Australia’s government needs to stick to its goal of bringing the budget into surplus over the next three years or risk increasing pressure on inflation, central bank Assistant Governor Philip Lowe said today.
“If this lift in saving does not occur, then demand in the economy could well be stronger than forecast, and this would put additional pressure on capacity,” Lowe said in a speech in Sydney. Sustaining low inflation requires “growth in demand not to outpace expansion of supply,” he said.
This month’s turmoil on global financial markets, triggered by concerns about European debt, underscores the dangers of a “lack of fiscal discipline,” Lowe said. Treasurer Wayne Swan said this week the budget will return to surplus by 2012-13, three years earlier than forecast six months ago. Australia also leads Group of 20 nations in boosting borrowing costs after six central bank rate increases in seven meetings.
“Low and stable inflation has clearly been one of the critical elements in Australia’s good economic performance” over past decades, Lowe told the Colonial First State Investment Forum. “We need to make sure this continues.”
The Australian dollar rose to 89.88 U.S. cents at 12:19 p.m. in Sydney from 89.49 before Lowe’s speech was released. The currency has gained 19 percent in the past 12 months. The two-year government bond yield climbed 3 points to 4.77 percent. A basis point is 0.01 percentage point.
Australian employers added 33,700 workers in April, led by hiring in New South Wales and Queensland, a report showed today. That beat the median estimate of 22 economists surveyed by Bloomberg News for a 22,500 gain.
The central bank, which forecast last week that growth in gross domestic product will almost double to 4 percent by late 2012, has built its prediction on the assumption that more of the nation’s income from exports such as iron ore, coal and energy will be saved than during the boom that preceded the global financial crisis, said Lowe.

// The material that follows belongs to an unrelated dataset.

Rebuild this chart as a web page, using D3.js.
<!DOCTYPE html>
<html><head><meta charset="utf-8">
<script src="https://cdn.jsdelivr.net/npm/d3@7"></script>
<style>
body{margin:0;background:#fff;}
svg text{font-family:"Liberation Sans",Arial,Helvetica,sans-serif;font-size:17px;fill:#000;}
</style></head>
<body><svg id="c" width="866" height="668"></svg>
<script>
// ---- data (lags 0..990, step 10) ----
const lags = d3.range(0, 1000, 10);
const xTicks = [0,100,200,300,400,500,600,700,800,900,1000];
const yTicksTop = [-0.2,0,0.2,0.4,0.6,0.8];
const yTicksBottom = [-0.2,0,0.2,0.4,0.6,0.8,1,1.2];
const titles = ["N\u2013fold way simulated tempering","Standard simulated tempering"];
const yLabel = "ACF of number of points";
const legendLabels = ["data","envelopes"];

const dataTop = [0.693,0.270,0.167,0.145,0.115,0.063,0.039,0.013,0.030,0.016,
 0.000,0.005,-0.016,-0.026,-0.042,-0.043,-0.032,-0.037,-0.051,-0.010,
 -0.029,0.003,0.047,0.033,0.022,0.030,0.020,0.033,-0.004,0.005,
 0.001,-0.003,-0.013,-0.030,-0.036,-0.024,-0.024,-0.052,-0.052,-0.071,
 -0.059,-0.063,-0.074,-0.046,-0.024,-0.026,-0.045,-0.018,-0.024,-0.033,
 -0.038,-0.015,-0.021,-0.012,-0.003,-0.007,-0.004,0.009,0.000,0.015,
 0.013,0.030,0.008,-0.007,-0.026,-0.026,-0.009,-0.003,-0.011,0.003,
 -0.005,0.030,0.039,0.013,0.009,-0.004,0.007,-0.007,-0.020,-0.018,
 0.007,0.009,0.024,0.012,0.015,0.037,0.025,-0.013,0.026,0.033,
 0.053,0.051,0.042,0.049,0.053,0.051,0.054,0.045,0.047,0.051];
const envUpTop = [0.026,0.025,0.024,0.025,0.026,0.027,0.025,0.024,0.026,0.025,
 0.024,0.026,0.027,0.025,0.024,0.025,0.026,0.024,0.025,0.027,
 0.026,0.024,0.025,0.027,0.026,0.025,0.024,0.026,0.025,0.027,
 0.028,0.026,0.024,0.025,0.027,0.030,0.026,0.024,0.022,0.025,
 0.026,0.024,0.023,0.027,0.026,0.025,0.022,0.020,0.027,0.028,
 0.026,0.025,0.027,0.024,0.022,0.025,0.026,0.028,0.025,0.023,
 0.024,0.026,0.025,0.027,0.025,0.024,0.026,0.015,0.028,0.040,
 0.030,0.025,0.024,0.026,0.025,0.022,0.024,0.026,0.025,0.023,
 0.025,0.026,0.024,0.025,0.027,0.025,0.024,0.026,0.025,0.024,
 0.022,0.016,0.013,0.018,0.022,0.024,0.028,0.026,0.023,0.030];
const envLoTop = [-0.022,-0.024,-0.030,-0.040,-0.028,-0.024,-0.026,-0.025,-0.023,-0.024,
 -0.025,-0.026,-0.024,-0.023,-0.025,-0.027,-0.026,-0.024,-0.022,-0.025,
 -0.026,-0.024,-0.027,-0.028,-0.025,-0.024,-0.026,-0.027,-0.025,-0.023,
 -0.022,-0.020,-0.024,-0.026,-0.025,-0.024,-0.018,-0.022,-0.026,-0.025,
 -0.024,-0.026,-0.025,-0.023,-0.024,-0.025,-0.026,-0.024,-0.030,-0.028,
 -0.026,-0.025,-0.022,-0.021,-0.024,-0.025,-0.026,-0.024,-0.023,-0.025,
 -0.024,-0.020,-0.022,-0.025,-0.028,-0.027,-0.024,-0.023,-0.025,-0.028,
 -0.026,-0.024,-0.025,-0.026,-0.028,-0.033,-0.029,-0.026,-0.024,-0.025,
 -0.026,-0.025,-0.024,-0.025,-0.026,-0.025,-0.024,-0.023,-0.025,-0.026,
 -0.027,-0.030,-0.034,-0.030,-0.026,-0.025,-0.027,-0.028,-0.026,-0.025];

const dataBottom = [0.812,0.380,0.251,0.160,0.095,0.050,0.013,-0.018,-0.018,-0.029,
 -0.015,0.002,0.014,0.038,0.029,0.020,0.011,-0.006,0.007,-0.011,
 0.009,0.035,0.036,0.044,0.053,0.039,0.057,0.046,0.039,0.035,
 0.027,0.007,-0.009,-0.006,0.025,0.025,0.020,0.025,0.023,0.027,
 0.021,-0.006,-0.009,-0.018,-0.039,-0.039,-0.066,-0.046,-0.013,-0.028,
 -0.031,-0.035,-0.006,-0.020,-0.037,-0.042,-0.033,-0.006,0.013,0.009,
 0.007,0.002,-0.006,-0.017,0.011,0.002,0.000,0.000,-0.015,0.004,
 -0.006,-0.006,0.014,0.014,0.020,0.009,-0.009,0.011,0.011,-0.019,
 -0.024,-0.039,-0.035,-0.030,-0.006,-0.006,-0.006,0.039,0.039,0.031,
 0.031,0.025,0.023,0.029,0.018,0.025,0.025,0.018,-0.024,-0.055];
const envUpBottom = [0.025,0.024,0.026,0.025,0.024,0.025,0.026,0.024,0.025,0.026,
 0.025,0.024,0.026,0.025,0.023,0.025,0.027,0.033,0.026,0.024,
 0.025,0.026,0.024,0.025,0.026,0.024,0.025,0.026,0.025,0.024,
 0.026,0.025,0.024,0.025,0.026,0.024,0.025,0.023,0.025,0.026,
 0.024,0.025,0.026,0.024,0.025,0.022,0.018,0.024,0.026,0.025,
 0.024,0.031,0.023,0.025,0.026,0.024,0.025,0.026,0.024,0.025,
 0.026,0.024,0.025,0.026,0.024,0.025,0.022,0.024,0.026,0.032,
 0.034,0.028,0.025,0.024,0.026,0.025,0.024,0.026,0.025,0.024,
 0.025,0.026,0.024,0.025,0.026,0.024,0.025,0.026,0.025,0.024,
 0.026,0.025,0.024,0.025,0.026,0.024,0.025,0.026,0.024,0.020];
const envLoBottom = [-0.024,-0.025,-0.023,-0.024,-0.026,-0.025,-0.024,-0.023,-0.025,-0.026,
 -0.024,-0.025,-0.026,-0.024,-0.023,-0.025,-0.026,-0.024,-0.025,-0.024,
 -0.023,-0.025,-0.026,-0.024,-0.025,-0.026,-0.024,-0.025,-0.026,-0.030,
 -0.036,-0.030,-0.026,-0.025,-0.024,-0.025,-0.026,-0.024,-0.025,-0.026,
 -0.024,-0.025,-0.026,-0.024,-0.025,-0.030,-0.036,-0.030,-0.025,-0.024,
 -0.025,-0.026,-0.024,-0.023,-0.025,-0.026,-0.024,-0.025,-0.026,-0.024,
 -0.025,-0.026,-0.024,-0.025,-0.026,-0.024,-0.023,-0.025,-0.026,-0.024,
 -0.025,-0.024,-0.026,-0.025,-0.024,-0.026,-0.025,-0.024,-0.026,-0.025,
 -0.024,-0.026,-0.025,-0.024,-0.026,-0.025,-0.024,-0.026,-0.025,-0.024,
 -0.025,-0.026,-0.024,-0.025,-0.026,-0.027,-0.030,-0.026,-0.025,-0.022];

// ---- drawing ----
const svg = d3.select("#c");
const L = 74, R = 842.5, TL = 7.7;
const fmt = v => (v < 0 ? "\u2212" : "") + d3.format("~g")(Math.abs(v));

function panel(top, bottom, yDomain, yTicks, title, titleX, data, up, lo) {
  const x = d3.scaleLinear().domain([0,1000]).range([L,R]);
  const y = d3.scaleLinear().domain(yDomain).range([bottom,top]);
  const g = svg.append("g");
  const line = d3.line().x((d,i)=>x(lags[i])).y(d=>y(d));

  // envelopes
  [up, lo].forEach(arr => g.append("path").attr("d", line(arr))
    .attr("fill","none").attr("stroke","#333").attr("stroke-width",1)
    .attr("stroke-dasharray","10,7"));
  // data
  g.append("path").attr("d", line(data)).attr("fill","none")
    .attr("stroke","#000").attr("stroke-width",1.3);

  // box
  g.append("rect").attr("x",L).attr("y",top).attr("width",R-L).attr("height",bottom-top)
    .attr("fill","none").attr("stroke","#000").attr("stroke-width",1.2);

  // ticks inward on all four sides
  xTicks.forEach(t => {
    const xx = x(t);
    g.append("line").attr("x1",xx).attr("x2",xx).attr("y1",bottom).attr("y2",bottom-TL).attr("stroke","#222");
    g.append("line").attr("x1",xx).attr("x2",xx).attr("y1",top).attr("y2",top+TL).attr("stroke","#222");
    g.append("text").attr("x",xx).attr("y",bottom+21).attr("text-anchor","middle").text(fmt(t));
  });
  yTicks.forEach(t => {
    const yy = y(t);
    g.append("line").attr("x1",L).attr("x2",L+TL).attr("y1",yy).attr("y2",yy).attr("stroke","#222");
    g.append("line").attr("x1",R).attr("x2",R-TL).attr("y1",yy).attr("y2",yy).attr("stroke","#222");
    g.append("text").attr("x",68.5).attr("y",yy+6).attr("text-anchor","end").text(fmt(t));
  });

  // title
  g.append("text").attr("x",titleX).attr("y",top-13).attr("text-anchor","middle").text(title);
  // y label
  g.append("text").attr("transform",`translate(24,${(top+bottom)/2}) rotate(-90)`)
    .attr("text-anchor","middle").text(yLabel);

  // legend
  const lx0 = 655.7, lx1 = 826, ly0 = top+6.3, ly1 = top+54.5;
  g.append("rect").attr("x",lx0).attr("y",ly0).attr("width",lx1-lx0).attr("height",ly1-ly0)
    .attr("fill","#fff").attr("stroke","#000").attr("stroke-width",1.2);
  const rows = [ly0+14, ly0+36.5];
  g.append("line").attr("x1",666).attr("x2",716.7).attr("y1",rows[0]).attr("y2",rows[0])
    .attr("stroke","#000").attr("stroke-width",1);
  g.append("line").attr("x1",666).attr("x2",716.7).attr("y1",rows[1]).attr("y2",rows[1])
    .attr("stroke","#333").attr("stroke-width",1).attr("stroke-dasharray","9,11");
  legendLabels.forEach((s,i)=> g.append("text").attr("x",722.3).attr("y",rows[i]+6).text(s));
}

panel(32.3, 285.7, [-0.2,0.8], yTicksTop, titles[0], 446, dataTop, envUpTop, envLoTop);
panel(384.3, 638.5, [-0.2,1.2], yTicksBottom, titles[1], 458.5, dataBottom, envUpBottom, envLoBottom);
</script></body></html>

“This reflects two factors,” he said. “The first is the different position of the federal budget and the second is the more cautious approach to spending currently being displayed by the household sector.”

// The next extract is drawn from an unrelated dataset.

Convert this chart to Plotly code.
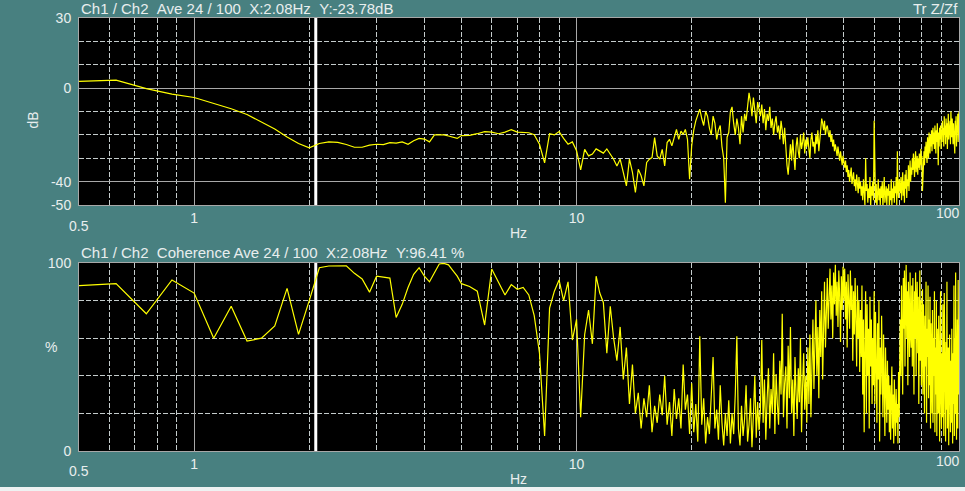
import numpy as np
import plotly.graph_objects as go

# FFT bin grid: 0.125 Hz to 5 Hz, then 0.25 Hz to 100 Hz
freq = np.concatenate([
    np.arange(0.5, 5.001, 0.125),
    np.arange(5.25, 20.001, 0.25),
    np.arange(20.25, 100.001, 0.25),
])

cursor_hz = 2.08

# transfer function Z/Zf, dB
tf_db = [
    # 0.5 .. 5 Hz
    2.9, 3.4, -0.2, -2.6, -4.0, -6.5, -8.8, -11.3, -14.5, -17.5, -20.9, -23.7,
    -25.5, -23.7, -23.0, -23.2, -24.1, -25.3, -25.3, -24.4, -24.0, -24.2, -23.3,
    -23.5, -23.0, -24.0, -22.5, -21.5, -21.8, -23.0, -20.0, -20.0, -20.0, -20.5,
    -21.0, -21.5, -20.3,
    # 5.25 .. 20 Hz
    -20.2, -19.5, -18.6, -18.8,
    -19.5, -18.8, -17.8, -18.8,
    -19.1, -19.1, -19.9, -24.0,
    -32.0, -19.5, -20.0, -18.6,
    -21.5, -24.0, -23.0, -26.8,
    -35.0, -26.2, -29.0, -28.2,
    -26.0, -27.0, -27.8, -26.0,
    -28.2, -30.4, -33.3, -30.4,
    -36.0, -41.8, -30.4, -36.0,
    -44.6, -34.7, -37.5, -41.8,
    -31.8, -30.4, -29.7, -21.2,
    -29.0, -30.4, -26.2, -33.3,
    -23.3, -21.9, -24.7, -20.5,
    -17.7, -21.9, -18.4, -19.8,
    -17.7, -21.9, -39.0, -24.7,
    # 20.25 .. 100 Hz, 20 bins per line
    -18, -14, -11, -9, -13, -16, -10, -12, -17, -20, -12, -15, -22, -18, -16, -25, -30, -49, -21, -19,
    -10, -8, -15, -20, -13, -17, -24, -12, -19, -11, -14, -7, -2, -6, -12, -4, -9, -15, -6, -10,
    -12, -7, -15, -9, -18, -11, -14, -8, -17, -13, -20, -15, -12, -19, -16, -22, -14, -18, -24, -17,
    -26, -33, -37, -28, -24, -31, -22, -29, -35, -25, -21, -27, -30, -20, -26, -23, -19, -28, -22, -25,
    -21, -26, -30, -22, -19, -25, -23, -28, -20, -24, -18, -27, -22, -16, -13, -15, -18, -14, -20, -17,
    -16, -19, -21, -18, -23, -20, -25, -22, -27, -24, -26, -29, -25, -28, -31, -27, -30, -33, -29, -32,
    -34, -31, -36, -33, -38, -35, -40, -37, -34, -41, -38, -36, -42, -39, -44, -37, -41, -45, -38, -43,
    -40, -46, -42, -48, -39, -45, -50, -30, -44, -41, -49, -43, -47, -38, -51, -42, -46, -40, -48, -14,
    -44, -49, -41, -51, -45, -39, -48, -43, -50, -42, -47, -40, -51, -44, -38, -49, -45, -42, -50, -43,
    -46, -41, -51, -44, -48, -39, -50, -43, -47, -40, -49, -42, -45, -38, -50, -27, -44, -47, -39, -42,
    -45, -38, -48, -41, -36, -46, -40, -49, -37, -43, -35, -47, -39, -42, -33, -44, -38, -31, -40, -34,
    -37, -30, -35, -28, -33, -38, -31, -27, -36, -32, -29, -37, -30, -34, -28, -35, -31, -26, -33, -29,
    -44, -38, -31, -27, -33, -25, -30, -23, -28, -32, -21, -26, -30, -19, -24, -28, -20, -25, -18, -27,
    -20, -17, -24, -19, -26, -16, -22, -28, -18, -23, -15, -21, -33, -19, -25, -17, -22, -16, -26, -20,
    -18, -14, -23, -17, -25, -12, -20, -16, -24, -13, -21, -15, -26, -18, -11, -22, -16, -20, -14, -24,
    -10, -17, -21, -13, -19, -24, -15, -22, -18, -28, -14, -20, -12, -25, -16, -19, -11, -23, -13, -10,
]

# coherence, %
coh_pct = [
    # 0.5 .. 5 Hz
    88, 89, 73, 91, 84, 60, 77, 58.5, 60, 66.5, 86.5, 62,
    80, 97.5, 98.4, 98.3, 98.5, 94.5, 91.5, 84.5, 93, 92.5, 92,
    71, 78, 87, 94, 97.5, 93, 90, 95, 99.5, 99.8, 99,
    96, 93, 89,
    # 5.25 .. 20 Hz
    87.5, 85, 67, 96.8,
    90, 83, 88.5, 86,
    87, 83, 72, 52,
    8, 76, 85, 91,
    80, 90, 59, 70,
    18, 62, 75, 57,
    93, 84, 79, 52,
    77, 60, 48, 66,
    38, 55, 25, 46,
    20, 31, 12, 28,
    18, 35, 10, 24,
    15, 30, 19, 40,
    14, 26, 8, 33,
    17, 28, 12, 46,
    22, 30, 9, 36,
    # 20.25 .. 100 Hz, 20 bins per line
    10, 25, 5, 61, 14, 28, 4, 18, 9, 33, 50, 12, 22, 6, 35, 15, 3, 20, 8, 27,
    4, 20, 9, 30, 61, 12, 3, 24, 8, 17, 35, 5, 14, 28, 2, 19, 40, 7, 26, 11,
    22, 59, 15, 38, 6, 28, 44, 12, 33, 20, 52, 9, 41, 25, 14, 48, 30, 73, 18, 36,
    45, 12, 56, 28, 66, 20, 38, 8, 50, 30, 17, 44, 26, 60, 10, 35, 52, 22, 40, 15,
    55, 25, 62, 18, 48, 70, 33, 58, 80, 40, 66, 28, 75, 50, 85, 38, 70, 90, 55, 78,
    92, 65, 85, 97, 70, 88, 60, 95, 78, 99, 72, 90, 66, 96, 82, 58, 93, 75, 98, 80,
    97, 70, 90, 55, 94, 80, 65, 96, 75, 88, 48, 85, 62, 92, 70, 45, 88, 60, 80, 42,
    75, 50, 88, 30, 70, 10, 55, 85, 20, 78, 40, 65, 12, 82, 45, 70, 25, 60, 35, 85,
    25, 74, 45, 15, 68, 38, 80, 5, 55, 30, 72, 48, 18, 62, 35, 8, 55, 42, 15, 48,
    22, 40, 10, 35, 6, 28, 45, 12, 30, 4, 38, 20, 8, 33, 15, 25, 4, 42, 18, 45,
    70, 40, 88, 55, 30, 92, 65, 96, 45, 80, 99, 60, 85, 35, 90, 72, 50, 95, 62, 55,
    88, 45, 92, 68, 30, 85, 60, 95, 40, 78, 90, 52, 82, 25, 74, 96, 48, 80, 35, 58,
    86, 30, 78, 55, 20, 72, 45, 90, 15, 65, 50, 88, 28, 70, 35, 82, 12, 68, 40, 20,
    75, 15, 60, 40, 85, 10, 55, 30, 80, 8, 48, 65, 20, 72, 35, 5, 58, 85, 25, 12,
    52, 18, 78, 35, 8, 84, 28, 45, 5, 58, 22, 90, 12, 40, 55, 3, 35, 62, 18, 10,
    48, 15, 65, 35, 4, 52, 25, 88, 8, 60, 20, 95, 55, 6, 30, 70, 12, 91, 45, 30,
]

TEAL = "#488080"
TXT = "#e8eeee"
SOLID = "#a8a8a8"
DASH = "#c4cccc"
FONT = "Liberation Sans, Arial, sans-serif"
W, H = 965, 491

fig = go.Figure()

# top: transfer function
fig.add_trace(go.Scatter(x=[cursor_hz, cursor_hz], y=[-50, 30], mode="lines",
                         line=dict(color="white", width=3), xaxis="x", yaxis="y",
                         hoverinfo="skip"))
fig.add_trace(go.Scatter(x=freq, y=tf_db, mode="lines", line=dict(color="#ffff00", width=1.2),
                         xaxis="x", yaxis="y", name="Tr Z/Zf"))
# bottom: coherence
fig.add_trace(go.Scatter(x=[cursor_hz, cursor_hz], y=[0, 100], mode="lines",
                         line=dict(color="white", width=3), xaxis="x2", yaxis="y2",
                         hoverinfo="skip"))
fig.add_trace(go.Scatter(x=freq, y=coh_pct, mode="lines", line=dict(color="#ffff00", width=1.2),
                         xaxis="x2", yaxis="y2", name="Coherence"))

x_minor = [0.6, 0.7, 0.8, 0.9, 2, 3, 4, 5, 6, 7, 8, 9, 20, 30, 40, 50, 60, 70, 80, 90]
dom_x = [79 / W, 959 / W]

xax = dict(
    type="log", range=[np.log10(0.5), 2], domain=dom_x, automargin=False,
    tickvals=[1, 10], ticktext=["1", "10"], ticks="",
    showgrid=True, gridcolor=SOLID, gridwidth=1, zeroline=False,
    minor=dict(tickvals=x_minor, showgrid=True, gridcolor=DASH, griddash="5px,2px", ticks=""),
    showline=True, linecolor=SOLID, linewidth=1, mirror=True,
    tickfont=dict(size=14, color=TXT),
)
yax_common = dict(
    ticks="", zeroline=False, showgrid=True, gridcolor=SOLID, gridwidth=1, automargin=False,
    showline=True, linecolor=SOLID, linewidth=1, mirror=True,
    tickfont=dict(size=14, color=TXT), ticklabelstandoff=4,
)

fig.update_layout(
    width=W, height=H,
    margin=dict(l=0, r=0, t=0, b=0, autoexpand=False),
    paper_bgcolor=TEAL, plot_bgcolor="black",
    font=dict(family=FONT, color=TXT, size=14),
    showlegend=False,
    xaxis=dict(xax, anchor="y"),
    xaxis2=dict(xax, anchor="y2"),
    yaxis=dict(yax_common, range=[-50, 30], domain=[1 - 205 / H, 1 - 18 / H], anchor="x",
               tickvals=[30, 0, -40, -50], ticktext=["30", "0", "-40", "-50"],
               minor=dict(tickvals=[20, 10, -10, -20, -30], showgrid=True, gridcolor=DASH,
                          griddash="5px,2px", ticks="")),
    yaxis2=dict(yax_common, range=[0, 100], domain=[1 - 451 / H, 1 - 263 / H], anchor="x2",
                tickvals=[100, 0], ticktext=["100", "0"],
                minor=dict(tickvals=[20, 40, 60, 80], showgrid=True, gridcolor=DASH,
                           griddash="5px,2px", ticks="")),
)

sp = "\u00a0\u00a0"
ann = [
    dict(text=f"Ch1 / Ch2{sp}Ave 24 / 100{sp}X:2.08Hz{sp}Y:-23.78dB", xref="paper", yref="paper",
         x=79 / W, y=1 - 9 / H, xanchor="left", yanchor="middle", font=dict(size=15, color=TXT)),
    dict(text="Tr Z/Zf", xref="paper", yref="paper", x=960 / W, y=1 - 9 / H,
         xanchor="right", yanchor="middle", font=dict(size=15, color=TXT)),
    dict(text=f"Ch1 / Ch2{sp}Coherence Ave 24 / 100{sp}X:2.08Hz{sp}Y:96.41 %", xref="paper",
         yref="paper", x=79 / W, y=1 - 253 / H, xanchor="left", yanchor="middle",
         font=dict(size=15, color=TXT)),
    dict(text="Hz", xref="paper", yref="paper", x=518 / W, y=1 - 233 / H, yanchor="middle"),
    dict(text="Hz", xref="paper", yref="paper", x=518 / W, y=1 - 479 / H, yanchor="middle"),
    dict(text="0.5", xref="x", yref="paper", x=np.log10(0.5), y=1 - 226 / H, yanchor="middle"),
    dict(text="0.5", xref="x2", yref="paper", x=np.log10(0.5), y=1 - 471 / H, yanchor="middle"),
    dict(text="100", xref="x", yref="paper", x=2, y=1 - 213 / H, xanchor="right",
         yanchor="middle", xshift=3),
    dict(text="100", xref="x2", yref="paper", x=2, y=1 - 461 / H, xanchor="right",
         yanchor="middle", xshift=3),
    dict(text="dB", xref="paper", yref="paper", x=22 / W, y=1 - 110 / H, textangle=-90),
    dict(text="%", xref="paper", yref="paper", x=43 / W, y=1 - 357 / H),
]
for a in ann:
    a.setdefault("showarrow", False)
    a.setdefault("font", dict(size=14, color=TXT))
fig.update_layout(annotations=ann)

# light strip along the bottom edge of the window
fig.add_shape(type="rect", xref="paper", yref="paper", x0=0, x1=1, y0=0, y1=4 / H,
              fillcolor="#eef2f2", line_width=0, layer="above")

fig.write_html("out.html", config={"displayModeBar": False},
               post_script="document.body.style.margin='0';")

Swan this week released the government’s annual budget, and forecast a A$1 billion ($900 million) surplus in 2012-13, from a A$40.8 billion deficit in the year to June 30, 2011. He said he’ll also keep a 2 percent cap on spending growth until the surplus reaches 1 percent of GDP.
The pledge reflects concern that investors will punish countries that fail to rein in deficits, which swelled during the world recession. Australia, whose public debt is projected to peak at 6.1 percent of GDP, is benefiting from Chinese demand for its resources, and the surplus forecast is aided by a proposed “super” tax on miners.
Events in Europe this month “again remind us of the very hard choices that countries can be forced to make if prudent policies are not implemented in the good times,” said Lowe, who heads the central bank’s economics department.
“In these countries, the capacity to use countercyclical fiscal policy to support aggregate demand has been diminished because of the lack of fiscal discipline in more tranquil times,” the assistant governor said.
There are signs that a European Union-organized package of almost $1 trillion is helping to stabilize markets, which declined this week on concern the measures won’t halt the region’s fiscal crisis.
Stocks rallied yesterday, with the Standard & Poor’s 500 Index recovering losses from its May 6 plunge, as a successful Portuguese bond sale and planned budget cuts in Spain and the U.K. bolstered optimism the debt crisis is subsiding.
“Restoring confidence is clearly a necessary step in what will be a very difficult road ahead for a number of countries,” Lowe said today.
Had concerns about public spending in Greece been “left unchecked, these events had the potential to lead to a widespread retreat from risk-taking by investors, damaging the recovery in the world economy,” he said. “The path ahead is likely to be a difficult one for many of the advanced economies.”
Australia’s jobless was unchanged in April from a revised 5.4 percent the previous month, the statistics bureau said today. The unemployment rate in the U.S. was 9.9 percent in April, and 10 percent in March among European Union countries, the highest rate since August 1998.
“We are operating closer to full capacity than other developed countries, and the challenges we face are quite different to the ones that they face,” Lowe said today. “A major challenge will be to expand the supply side of the economy so that demand can grow solidly without adding to inflation.”
“At the same time, we need to be aware that circumstances can change quickly,” he said. “If they do, Australia is in the fortunate position, as are a number of countries in Asia, of having the policy flexibility to be able to respond.”
Central bank Governor Glenn Stevens and his board increased the overnight cash rate target by a quarter percentage point last week to 4.5 percent. The bank has boosted the rate six times since early October, when it stood at a half-century low of 3 percent.
Investors say Stevens is certain to raise the benchmark rate to 4.75 percent in November, and there is a 56 percent chance of a move by early September, according to Bloomberg calculations based on interbank futures on the Sydney Futures Exchange at 8:41 a.m.